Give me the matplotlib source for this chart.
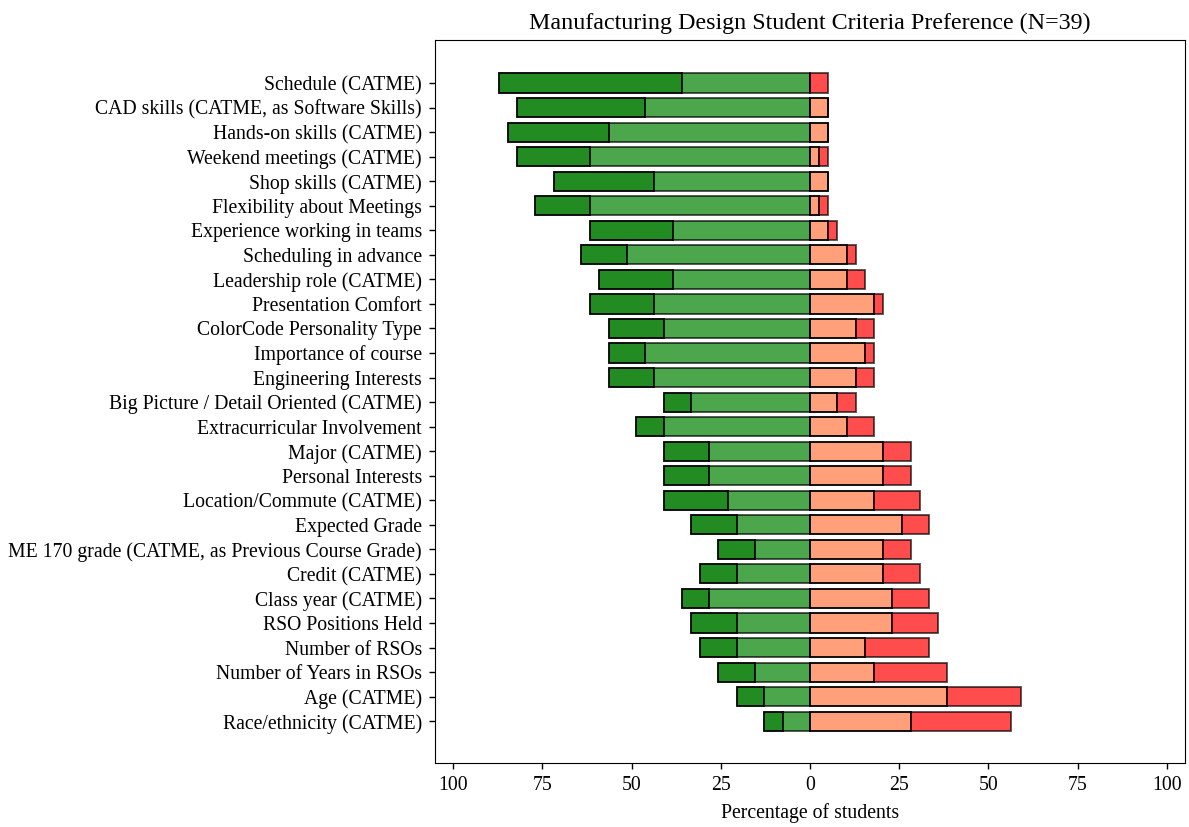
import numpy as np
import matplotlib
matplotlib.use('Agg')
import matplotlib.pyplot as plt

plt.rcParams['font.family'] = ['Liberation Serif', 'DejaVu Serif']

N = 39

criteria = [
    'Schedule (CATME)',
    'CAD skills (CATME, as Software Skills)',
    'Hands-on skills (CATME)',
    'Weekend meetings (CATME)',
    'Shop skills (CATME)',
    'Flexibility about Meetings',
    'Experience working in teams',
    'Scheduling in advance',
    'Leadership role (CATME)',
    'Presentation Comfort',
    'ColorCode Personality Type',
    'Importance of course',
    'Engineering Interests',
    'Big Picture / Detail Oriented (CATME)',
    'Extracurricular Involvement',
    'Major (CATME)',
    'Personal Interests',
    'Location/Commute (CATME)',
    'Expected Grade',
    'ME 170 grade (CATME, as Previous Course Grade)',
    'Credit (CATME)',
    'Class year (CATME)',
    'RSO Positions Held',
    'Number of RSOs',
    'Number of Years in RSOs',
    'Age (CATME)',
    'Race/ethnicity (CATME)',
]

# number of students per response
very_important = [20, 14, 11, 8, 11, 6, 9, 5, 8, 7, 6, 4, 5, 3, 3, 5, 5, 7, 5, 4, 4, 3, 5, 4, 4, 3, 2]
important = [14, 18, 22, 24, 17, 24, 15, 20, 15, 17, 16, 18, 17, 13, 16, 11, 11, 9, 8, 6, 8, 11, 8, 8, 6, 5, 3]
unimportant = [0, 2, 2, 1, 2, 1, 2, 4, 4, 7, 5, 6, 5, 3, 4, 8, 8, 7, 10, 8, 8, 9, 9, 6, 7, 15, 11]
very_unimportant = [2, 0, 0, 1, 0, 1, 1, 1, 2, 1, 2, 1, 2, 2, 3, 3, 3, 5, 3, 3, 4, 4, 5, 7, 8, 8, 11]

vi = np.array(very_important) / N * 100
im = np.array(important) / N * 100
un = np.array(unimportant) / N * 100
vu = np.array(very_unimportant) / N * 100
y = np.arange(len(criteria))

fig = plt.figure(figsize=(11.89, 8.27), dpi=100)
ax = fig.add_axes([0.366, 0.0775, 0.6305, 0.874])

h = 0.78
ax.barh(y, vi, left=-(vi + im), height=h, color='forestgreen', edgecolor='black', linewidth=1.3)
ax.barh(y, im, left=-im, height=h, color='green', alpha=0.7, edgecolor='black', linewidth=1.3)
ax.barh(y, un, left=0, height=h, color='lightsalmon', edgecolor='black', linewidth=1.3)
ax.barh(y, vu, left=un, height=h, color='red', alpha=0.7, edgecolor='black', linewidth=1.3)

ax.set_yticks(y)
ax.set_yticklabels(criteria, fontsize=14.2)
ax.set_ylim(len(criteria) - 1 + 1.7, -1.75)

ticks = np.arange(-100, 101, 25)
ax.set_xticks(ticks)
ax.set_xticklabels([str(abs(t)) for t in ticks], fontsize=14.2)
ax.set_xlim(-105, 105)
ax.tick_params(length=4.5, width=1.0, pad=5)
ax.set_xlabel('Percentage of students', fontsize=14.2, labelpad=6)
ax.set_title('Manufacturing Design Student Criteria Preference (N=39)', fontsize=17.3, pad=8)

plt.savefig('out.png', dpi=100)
--
## Goal of the exercise
Scan the listing above for the word "matplotlib" and copy every line that holds it.

## Response to this task
Give me the matplotlib source for this chart.
import matplotlib
matplotlib.use('Agg')
import matplotlib.pyplot as plt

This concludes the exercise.